Late blight infected tomatoes threaten potato crop

15 years ago

Industry officials advise home gardeners to check store-bought plants

By Scott Mitchell Johnson
Staff Writer

    The Maine Department of Agriculture and the University of Maine Cooperative Extension are encouraging home gardeners to check tomato and potato plants for symptoms of late blight, a highly destructive disease if left unmanaged.
    “We are urging home gardeners, especially those who may have recently planted tomato seedlings from a big box store, to check for this disease,” said Jim Dwyer, University of Maine crops specialist.
    Symptoms of late blight include irregular-shaped, water-soaked, greasy gray spots surrounded by white mold, which eventually turn into blackened areas on the stems and leaves. These blackened areas dry up, wilt and die.
    “Because the tomato fruits will be ruined by this fungus and the threat of late blight spreading to potatoes, home gardeners that find late blight on their plants should pull, bag and throw out these plants,” said Dwyer. “They should not put them on the compost pile.”
    Early last week, late blight was detected in potatoes in a commercial field and on tomatoes in a home garden in New York.
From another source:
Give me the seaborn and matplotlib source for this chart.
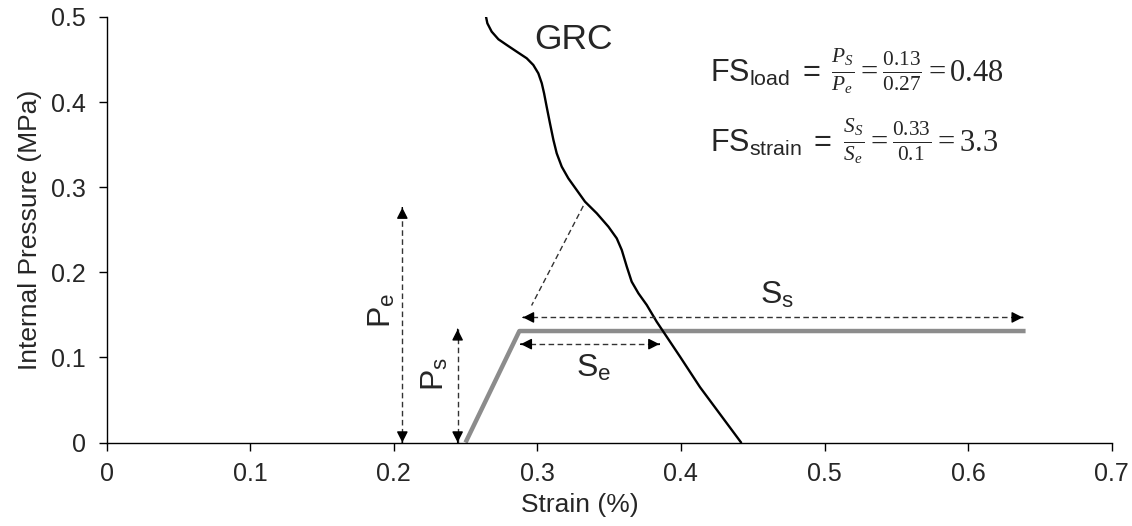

The long stretch of cool, cloudy and rainy weather in June provided classic conditions for the spores of this fungus to spread.
    The disease was also discovered in tomato seedlings stocked in the garden centers of large retailers in Maine including Wal-Mart stores in Bangor, Houlton and Presque Isle, as well as the Presque Isle Lowe’s. The company that produced the seedlings, Bonnie Plants, a large supplier of vegetable, herb and flower transplants based in Alabama, has cooperated fully and pulled its stock from sale and arranged for its destruction.
    Officials with the Maine Potato Board are extremely concerned with the news that late blight has been reported in the region.
    “We’ve spent millions of dollars over the last several years trying to manage that organism and there’s been hundreds of hours of time put in by researchers and industry people trying to get a handle on late blight inoculum sources … everything from cull piles to seed sources to weeds,” said Timothy Hobbs, director of development and grower relations for the Maine Potato Board. “Impact to the potato industry [from late blight] is huge … late blight is what caused the Irish potato famine.
    “If the late blight was confined to just one area, that would be bad enough, but when these tomato plants have been planted all around Aroostook County in peoples’ gardens and there’s late blight on them,” Hobbs said, “they can easily spread to potato fields, and that’s a huge threat to the industry. Late blight will settle on your tomatoes and infect your potatoes, and your potato late blight will go over on your tomatoes. This is going to be a long summer.”
    Hobbs said potato growers have already been advised to implement a five-day spray schedule starting June 25.
    “They’re getting the crop protectant out and getting those plants covered,” he said. “The protectant acts as a blanket on that plant and prevents the spore from infecting it. However, as the plant grows, it outgrows the protectant, so you have to keep going back to recover the new growth and this time of year makes it difficult to keep ahead of the new growth, but that’s what they’re going to attempt to do.”
    Recognizing that it’s more difficult to educate home gardeners who are likely new to the problems of late blight, Hobbs said anyone who has bought a tomato plant this spring or summer should check for symptoms.
    “If they have a question about the symptoms, they could bring a piece of that plant to the University of Maine Cooperative Extension office in Presque Isle and they will ID that for them,” he said.
    “Any plant with those symptoms, we’re recommending they destroy it. There’s no such thing as a late blight hospital … once a plant gets it, it’s got it and it’s going to die from it. There’s no use in trying to limp by with some plants that have late blight in them because it’s not going to work,” said Hobbs. “On those situations where there are no symptoms, they need to be spraying just like the growers are going to be spraying. They need to buy a fungicide product and get their crop covered.”
    Hobbs said growers should be on alert and actively looking for potato late blight.
    “This is as serious as anything that we’ve had in quite a while,” he said. “On a scale of 1-10, we’re at a 10. While there’s not been late blight found on potatoes yet, we’re in a potato production area where 55,000 acres of potatoes are being grown right now. We had somebody bring a tomato plant into the Extension office that bought it two weeks ago that was infected with late blight. We’re already behind the eight ball; that plant’s been out there for two weeks sporulating and we’ve had ideal weather conditions for the spread of late blight, so I’m concerned that we’re just now beginning to learn what the extent of this may be.”